Die bereits zum Testanfang von mir montierte HOPE Tech 3 E4 Scheibenbremse mit ihren aus dem Vollen gefrästen Vierkolben-Bremssattel war nicht nur optisch ein sehr gelungenes Upgrade des Testbikes. Vom über eine Walze angesteuerten Geberzylinder, über die vielfältigen, werkzeugfreien Einstellmöglichkeiten (Hebelweg und Druckpunkt) bis hin zu dem griffigen  Alu-Bremshebel war die Bremse einfach nur klasse.
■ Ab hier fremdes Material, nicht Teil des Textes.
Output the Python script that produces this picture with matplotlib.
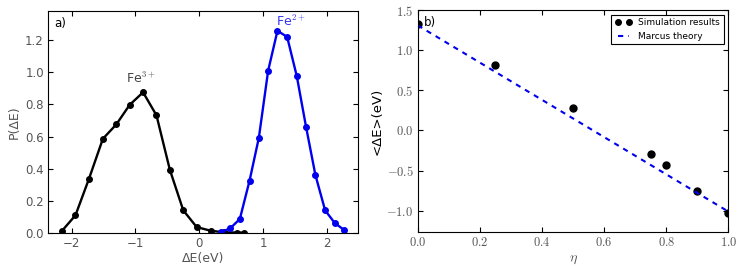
import matplotlib
matplotlib.use('Agg')
import matplotlib.pyplot as plt
from matplotlib.ticker import FuncFormatter

plt.rcParams['mathtext.fontset'] = 'cm'

# panel a) distributions
de_fe3 = [-2.15, -1.94, -1.73, -1.51, -1.30, -1.09, -0.88, -0.67, -0.46, -0.25, -0.04, 0.18, 0.39, 0.60, 0.71]
p_fe3 = [0.014, 0.11, 0.335, 0.586, 0.675, 0.797, 0.875, 0.732, 0.393, 0.141, 0.037, 0.014, 0.004, 0.003, 0.002]
de_fe2 = [0.335, 0.486, 0.637, 0.789, 0.935, 1.081, 1.227, 1.379, 1.530, 1.676, 1.822, 1.974, 2.125, 2.272]
p_fe2 = [0.004, 0.029, 0.087, 0.325, 0.592, 1.01, 1.258, 1.219, 0.975, 0.658, 0.360, 0.141, 0.062, 0.019]

# panel b) mean energy gap vs eta
eta = [0.0, 0.25, 0.5, 0.75, 0.8, 0.9, 1.0]
mean_de = [1.326, 0.82, 0.278, -0.294, -0.435, -0.75, -1.03]
eta_theory = [0.0, 1.0]
mean_theory = [1.31, -1.01]

grey = '#555555'

fig = plt.figure(figsize=(7.47, 2.68), dpi=100)
ax1 = fig.add_axes([0.0643, 0.1306, 0.415, 0.828])
ax2 = fig.add_axes([0.5592, 0.1343, 0.4158, 0.828])

ax1.plot(de_fe3, p_fe3, '-o', color='black', lw=1.7, ms=4)
ax1.plot(de_fe2, p_fe2, '-o', color='#0000ee', lw=1.7, ms=4)
ax1.set_xlim(-2.37, 2.49)
ax1.set_ylim(0, 1.38)
ax1.set_xticks([-2, -1, 0, 1, 2])
ax1.set_yticks([0.0, 0.2, 0.4, 0.6, 0.8, 1.0, 1.2])
ax1.set_xlabel('ΔE(eV)', fontsize=9, color=grey, labelpad=1)
ax1.set_ylabel('P(ΔE)', fontsize=9, color=grey, labelpad=3)
ax1.tick_params(direction='in', top=True, right=True, length=3.5, labelsize=8.5,
                labelcolor=grey, pad=3)
ax1.text(-0.92, 0.93, 'Fe$^{3+}$', color='#444444', fontsize=9, ha='center')
ax1.text(1.43, 1.29, 'Fe$^{2+}$', color='#3333ee', fontsize=9, ha='center')
ax1.text(0.02, 0.975, 'a)', transform=ax1.transAxes, fontsize=8.5, va='top')

ax2.plot(eta, mean_de, 'o', color='black', ms=5, label='Simulation results')
ax2.plot(eta_theory, mean_theory, '--', color='#0000ee', lw=1.5, dashes=(2.5, 2.5),
         label='Marcus theory')
ax2.set_xlim(0, 1.0)
ax2.set_ylim(-1.265, 1.5)
ax2.set_xticks([0.0, 0.2, 0.4, 0.6, 0.8, 1.0])
ax2.set_yticks([-1.0, -0.5, 0.0, 0.5, 1.0, 1.5])
fmt = FuncFormatter(lambda v, p: r'$%.1f$' % v)
ax2.xaxis.set_major_formatter(fmt)
ax2.yaxis.set_major_formatter(fmt)
ax2.tick_params(direction='in', top=True, right=True, length=3.5, labelsize=9,
                labelcolor=grey, pad=3)
ax2.set_xlabel(r'$\eta$', fontsize=10, color=grey, labelpad=2)
ax2.set_ylabel('<ΔE>(eV)', fontsize=9.5, labelpad=2)
ax2.text(0.02, 0.975, 'b)', transform=ax2.transAxes, fontsize=8.5, va='top')
leg = ax2.legend(loc='upper right', numpoints=2, fontsize=6.5, fancybox=False,
                 framealpha=1, edgecolor='black', borderaxespad=0.5,
                 handlelength=1.8, markerscale=0.8)
leg.get_frame().set_linewidth(0.8)

fig.savefig('out.png', dpi=100)
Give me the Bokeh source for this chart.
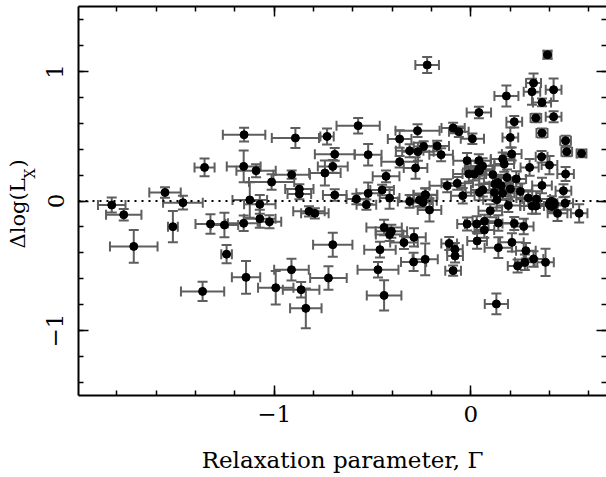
import math
from bokeh.plotting import figure
from bokeh.layouts import row
from bokeh.models import (ColumnDataSource, Whisker, TeeHead, Range1d, LinearAxis,
                          SingleIntervalTicker, Span, Label, CustomJSTickFormatter)
from bokeh.embed import file_html
from bokeh.resources import INLINE

# ---- data ----
gamma = [
    -1.826, -1.765, -1.714, -1.555, -1.464, -1.515, -1.354, -1.324, -1.253, -1.242,
    -1.364, -1.155, -1.092, -1.013, -1.124, -1.073, -1.155, -1.073, -1.024, -1.143,
    -0.992, -1.153, -0.892, -0.731, -0.573, -0.911, -0.872, -0.872, -0.823, -0.793,
    -0.692, -0.522, -0.702, -0.742, -0.692, -0.582, -0.522, -0.531, -0.451, -0.413,
    -0.362, -0.271, -0.311, -0.269, -0.240, -0.362, -0.281, -0.431, -0.311, -0.261,
    -0.243, -0.230, -0.210, -0.912, -0.863, -0.839, -0.724, -0.702, -0.441, -0.404,
    -0.413, -0.462, -0.340, -0.289, -0.291, -0.232, -0.472, -0.441, -0.222,
    0.390, 0.319, 0.311, 0.421, 0.181, 0.362, 0.041, 0.221, 0.331, 0.421,
    0.362, 0.201, 0.482, 0.488, 0.563, 0.360, 0.400, 0.299, 0.482, 0.208,
    0.162, 0.170, 0.008, -0.090, -0.061, -0.171, -0.151, -0.019, 0.041, 0.060,
    0.040, -0.010, 0.018, 0.044, 0.112, 0.184, 0.231, -0.120, -0.069, -0.041,
    -0.232, -0.243, 0.044, 0.061, 0.123, 0.137, 0.154, 0.120, 0.162, 0.201,
    0.133, 0.191, 0.099, -0.019, 0.030, 0.069, 0.069, 0.140, 0.221, 0.032,
    0.140, 0.209, -0.110, -0.081, -0.080, -0.090, 0.238, 0.130, 0.362, 0.471,
    0.252, 0.292, 0.333, 0.312, 0.331, 0.412, 0.441, 0.480, 0.551, 0.269,
    0.280, 0.275, 0.319, 0.380,
]
dlog_lx = [
    -0.031, -0.106, -0.350, 0.066, -0.013, -0.198, 0.259, -0.177, -0.185, -0.410,
    -0.697, 0.267, 0.234, 0.146, 0.008, -0.026, -0.172, -0.137, -0.160, -0.589,
    -0.669, 0.511, 0.486, 0.498, 0.581, 0.203, 0.092, 0.054, -0.080, -0.095,
    0.360, 0.357, 0.267, 0.216, 0.046, 0.015, 0.059, -0.028, 0.085, 0.023,
    0.478, 0.542, 0.388, 0.380, 0.421, 0.303, 0.254, 0.190, -0.003, 0.008,
    -0.011, 0.046, -0.069, -0.530, -0.684, -0.828, -0.594, -0.337, -0.204, -0.234,
    -0.258, -0.375, -0.321, -0.280, -0.470, -0.450, -0.530, -0.728, 1.049,
    1.128, 0.910, 0.843, 0.858, 0.810, 0.760, 0.683, 0.611, 0.640, 0.650,
    0.524, 0.490, 0.465, 0.380, 0.367, 0.341, 0.277, 0.259, 0.208, 0.362,
    0.324, 0.285, 0.480, 0.563, 0.534, 0.424, 0.357, 0.311, 0.311, 0.270,
    0.245, 0.208, 0.208, 0.234, 0.203, 0.182, 0.170, 0.118, 0.136, 0.041,
    0.049, 0.002, 0.066, 0.085, 0.131, 0.143, 0.118, 0.066, 0.059, 0.093,
    0.010, -0.034, -0.075, -0.177, -0.177, -0.157, -0.224, -0.170, -0.173, -0.308,
    -0.360, -0.319, -0.327, -0.373, -0.424, -0.537, -0.501, -0.794, 0.120, 0.079,
    0.074, 0.023, 0.015, -0.039, -0.039, -0.023, -0.095, -0.018, -0.095, -0.196,
    -0.383, -0.473, -0.447, -0.473,
]
gamma_err = [
    0.070, 0.090, 0.121, 0.080, 0.101, 0.025, 0.051, 0.076, 0.070, 0.027,
    0.110, 0.086, 0.100, 0.115, 0.088, 0.080, 0.080, 0.080, 0.060, 0.072,
    0.090, 0.108, 0.120, 0.034, 0.110, 0.093, 0.072, 0.060, 0.080, 0.070,
    0.101, 0.068, 0.076, 0.080, 0.060, 0.050, 0.060, 0.050, 0.060, 0.050,
    0.060, 0.112, 0.070, 0.080, 0.050, 0.093, 0.060, 0.068, 0.060, 0.060,
    0.050, 0.060, 0.060, 0.088, 0.093, 0.080, 0.093, 0.100, 0.090, 0.080,
    0.070, 0.080, 0.070, 0.060, 0.064, 0.064, 0.104, 0.088, 0.060,
    0.020, 0.038, 0.042, 0.040, 0.061, 0.046, 0.062, 0.040, 0.027, 0.040,
    0.028, 0.040, 0.027, 0.027, 0.025, 0.030, 0.040, 0.046, 0.042, 0.050,
    0.060, 0.050, 0.059, 0.059, 0.050, 0.060, 0.060, 0.070, 0.060, 0.060,
    0.070, 0.080, 0.060, 0.070, 0.070, 0.060, 0.050, 0.090, 0.080, 0.060,
    0.060, 0.070, 0.070, 0.060, 0.080, 0.070, 0.060, 0.070, 0.060, 0.060,
    0.070, 0.060, 0.060, 0.050, 0.060, 0.060, 0.050, 0.070, 0.060, 0.050,
    0.070, 0.060, 0.040, 0.040, 0.040, 0.040, 0.050, 0.059, 0.050, 0.040,
    0.060, 0.060, 0.070, 0.060, 0.060, 0.060, 0.050, 0.040, 0.042, 0.050,
    0.050, 0.050, 0.050, 0.042,
]
dlog_lx_err = [
    0.058, 0.045, 0.127, 0.040, 0.053, 0.120, 0.068, 0.075, 0.095, 0.070,
    0.075, 0.122, 0.050, 0.060, 0.137, 0.073, 0.060, 0.070, 0.050, 0.126,
    0.130, 0.053, 0.077, 0.062, 0.060, 0.032, 0.038, 0.040, 0.040, 0.040,
    0.049, 0.083, 0.050, 0.096, 0.045, 0.040, 0.083, 0.040, 0.040, 0.083,
    0.067, 0.049, 0.050, 0.070, 0.040, 0.045, 0.083, 0.045, 0.050, 0.050,
    0.040, 0.050, 0.090, 0.084, 0.060, 0.154, 0.090, 0.093, 0.060, 0.050,
    0.050, 0.060, 0.050, 0.070, 0.070, 0.122, 0.060, 0.116, 0.062,
    0.030, 0.073, 0.100, 0.087, 0.081, 0.030, 0.044, 0.045, 0.033, 0.042,
    0.035, 0.077, 0.039, 0.035, 0.030, 0.045, 0.070, 0.064, 0.054, 0.050,
    0.050, 0.060, 0.040, 0.040, 0.040, 0.040, 0.050, 0.060, 0.050, 0.060,
    0.050, 0.060, 0.050, 0.060, 0.070, 0.060, 0.060, 0.050, 0.050, 0.060,
    0.050, 0.050, 0.060, 0.050, 0.060, 0.050, 0.060, 0.060, 0.050, 0.060,
    0.060, 0.050, 0.050, 0.050, 0.060, 0.050, 0.060, 0.060, 0.050, 0.060,
    0.080, 0.070, 0.050, 0.050, 0.050, 0.040, 0.050, 0.080, 0.060, 0.050,
    0.060, 0.060, 0.060, 0.060, 0.060, 0.060, 0.060, 0.050, 0.070, 0.060,
    0.060, 0.060, 0.060, 0.105,
]
big_point = [0.412, -0.023]          # the one larger dot in the cluster
x_label = "Relaxation parameter, \u0393"
y_label_main = "\u0394log(L"
y_label_sub = "X"
y_label_tail = " )"

FONT = "DejaVu Serif"
ERR_COLOR = "#5e5e5e"

X0, X1 = -1.995, 0.69
Y0, Y1 = -1.5, 1.5
W, H = 606, 477
LAB_W = 44                     # strip that carries the rotated y title
BL, BR, BT, BB = 76 - LAB_W, 0, 6, 82

src = ColumnDataSource(dict(
    x=gamma, y=dlog_lx,
    xl=[a - b for a, b in zip(gamma, gamma_err)],
    xu=[a + b for a, b in zip(gamma, gamma_err)],
    yl=[a - b for a, b in zip(dlog_lx, dlog_lx_err)],
    yu=[a + b for a, b in zip(dlog_lx, dlog_lx_err)],
))

p = figure(width=W - LAB_W, height=H,
           x_range=Range1d(X0, X1), y_range=Range1d(Y0, Y1),
           output_backend="svg", toolbar_location=None,
           x_axis_location=None, y_axis_location=None,
           min_border_left=BL, min_border_right=BR, min_border_top=BT, min_border_bottom=BB)
p.outline_line_color = None
p.background_fill_color = "white"
p.border_fill_color = "white"
for g in p.grid:
    g.visible = False

fmt = CustomJSTickFormatter(code="""
const v = Math.round(tick);
return v < 0 ? "\u2212" + String(-v) : String(v);
""")
blank = CustomJSTickFormatter(code="return '';")

def make_axis(labels=True, line=True):
    ax = LinearAxis(ticker=SingleIntervalTicker(interval=1, num_minor_ticks=5),
                    formatter=fmt if labels else blank)
    ax.major_tick_in = 10
    ax.major_tick_out = 0
    ax.minor_tick_in = 5
    ax.minor_tick_out = 0
    ax.major_tick_line_width = 1.5
    ax.minor_tick_line_width = 1.5
    ax.major_tick_line_color = "black"
    ax.minor_tick_line_color = "black"
    ax.axis_line_width = 2
    ax.axis_line_color = "black" if line else None
    if labels:
        ax.major_label_text_font = FONT
        ax.major_label_text_font_size = "23px"
        ax.major_label_text_color = "black"
    else:
        ax.major_label_text_font_size = "1px"
        ax.major_label_standoff = 0
    return ax

xb = make_axis(True)
xb.major_label_standoff = 10
xb.axis_label = x_label
xb.axis_label_text_font = FONT
xb.axis_label_text_font_style = "normal"
xb.axis_label_text_font_size = "23px"
xb.axis_label_text_color = "black"
xb.axis_label_standoff = 22
p.add_layout(xb, "below")

yl = make_axis(True)
yl.major_label_orientation = "vertical"
yl.major_label_standoff = 15
p.add_layout(yl, "left")

p.add_layout(make_axis(False), "above")
p.add_layout(make_axis(False, line=False), "right")

p.add_layout(Span(location=0, dimension="width", line_color="black",
                  line_width=2, line_dash="2 5"))

# error bars
for dim, lo, up, base in (("width", "xl", "xu", "y"), ("height", "yl", "yu", "x")):
    w = Whisker(source=src, base=base, lower=lo, upper=up, dimension=dim,
                line_color=ERR_COLOR, line_width=2,
                upper_head=TeeHead(size=10, line_color=ERR_COLOR, line_width=2),
                lower_head=TeeHead(size=10, line_color=ERR_COLOR, line_width=2))
    p.add_layout(w)

p.scatter("x", "y", source=src, size=8, color="black")
p.scatter([big_point[0]], [big_point[1]], size=13, color="black")

# ---- strip at the left with the rotated y title ----
# its frame spans the same rows as the main frame; coordinates are canvas pixels
lab = figure(width=LAB_W, height=H,
             x_range=Range1d(0, LAB_W), y_range=Range1d(H - (H - BB), H - BT),
             output_backend="svg", toolbar_location=None,
             x_axis_location=None, y_axis_location=None,
             min_border_left=0, min_border_right=0, min_border_top=BT, min_border_bottom=BB)
lab.outline_line_color = None
lab.background_fill_color = "white"
lab.border_fill_color = "white"
for g in lab.grid:
    g.visible = False

def ylab(px, py, text, size):
    lab.add_layout(Label(x=px, y=H - py, text=text,
                         angle=math.pi / 2, text_font=FONT, text_font_size=size,
                         text_align="left", text_baseline="alphabetic", text_color="black"))

ylab(17, 248, y_label_main, "21px")
ylab(29, 178, y_label_sub, "14px")
ylab(17, 167, y_label_tail, "21px")

open("out.html", "w").write(file_html(row(lab, p, spacing=0), INLINE))
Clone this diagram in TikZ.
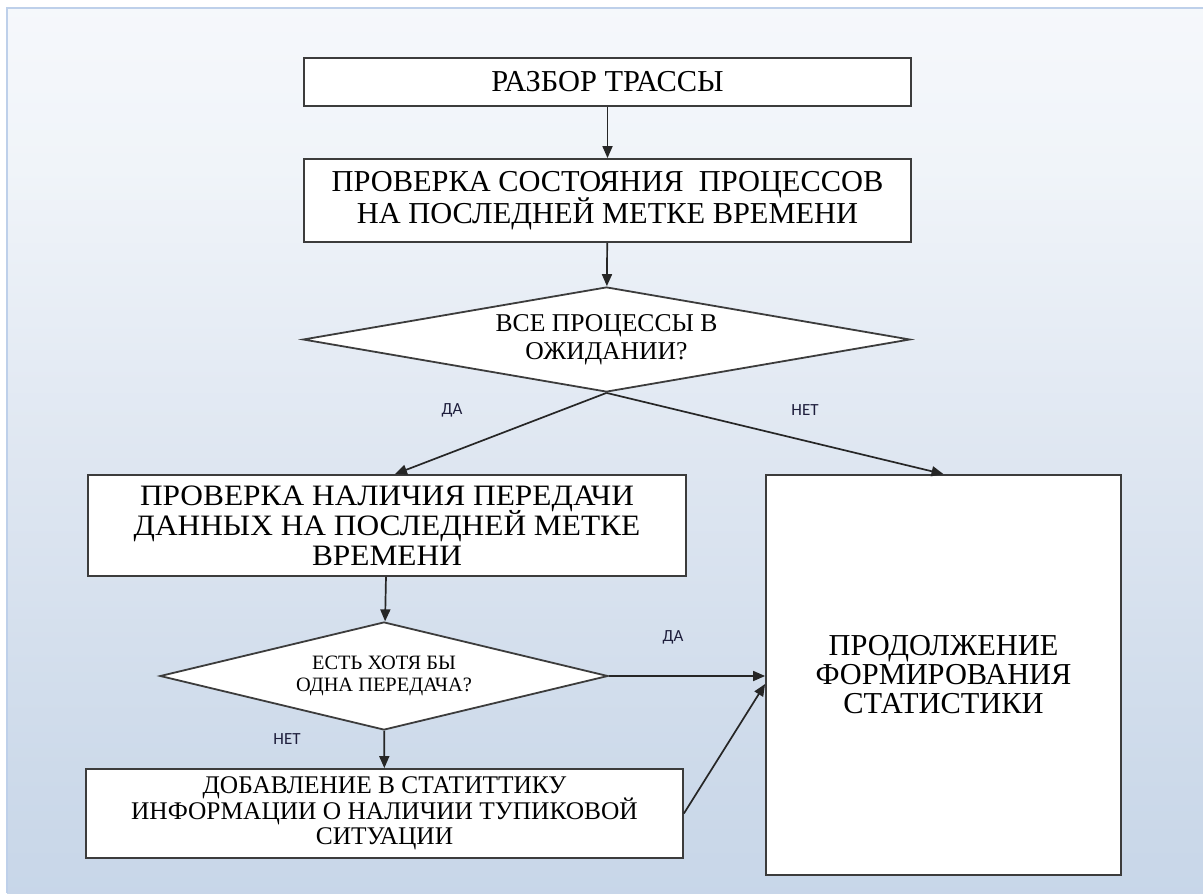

Auch die HOPE Bremsscheiben mit ihrer farbig eloxierten Alu-Spider war auf langen Abfahrten ein echter Bonus. Durch die Zweiteilung in Spider und Stahl-Reibfläche konnte sich der Rotor bei Hitze Ausdehnen und Zusammenziehen, ohne dass sich die Scheibe dadurch zu verformen.Natürlich hat die HOPE Bremse ihren Preis – wenn man aber bedenkt, welch ein Aufwand betrieben wird um die Bremse in UK herzustellen und welche Bremskraft und Standhaftigkeit man dafür bekommt, finde ich die Anschaffungskosten von 209.- Euro (ohne Scheiben) aber vertretbar. Außerdem gibt es das gute Stück ja auch in vielen verschiedenen Farben – Rot, Schwarz, Blau, Lila, Orange – was das Bike optisch zusätzlich aufwertet.

 

Die ebenfalls CNC gefräste und eloxierte HOPE Kurbel und den sehr schön gefertigten HOPE Vorbau gibt es natürlich auch wieder farblich passend. Für die Montage der Kurve wird allerdings wird ein spezielles Werkzeug benötigt, das Gott sei Dank auch gleich mitgeliefert wird. Durch den spielfreien Sitz auf der 30 mm Alu-Achse  gehören Knackgeräusche in der Kurbel der Vergangenheit an. Wie heute üblich hat man die Wahl zwischen Direct Mount Kettenblättern oder verschiedene Spider-Varianten (für 2- oder sogar 3-fach). Die Kurbel für Einbaubreiten von 68 bis 73 mm bzw. für 83 mm wird ohne Kettenblatt ausgeliefert. Sie liegt bei 275.- Euro. Die HOPE Direct Mount Retainer Kettenblätter gibt es von 26 Zähne bis 36 Zähne (Abstufung in Zweier-Schritten) für 75,96 Euro. Der HOPE AM/EN Vorbau kommt auf 110.- Euro.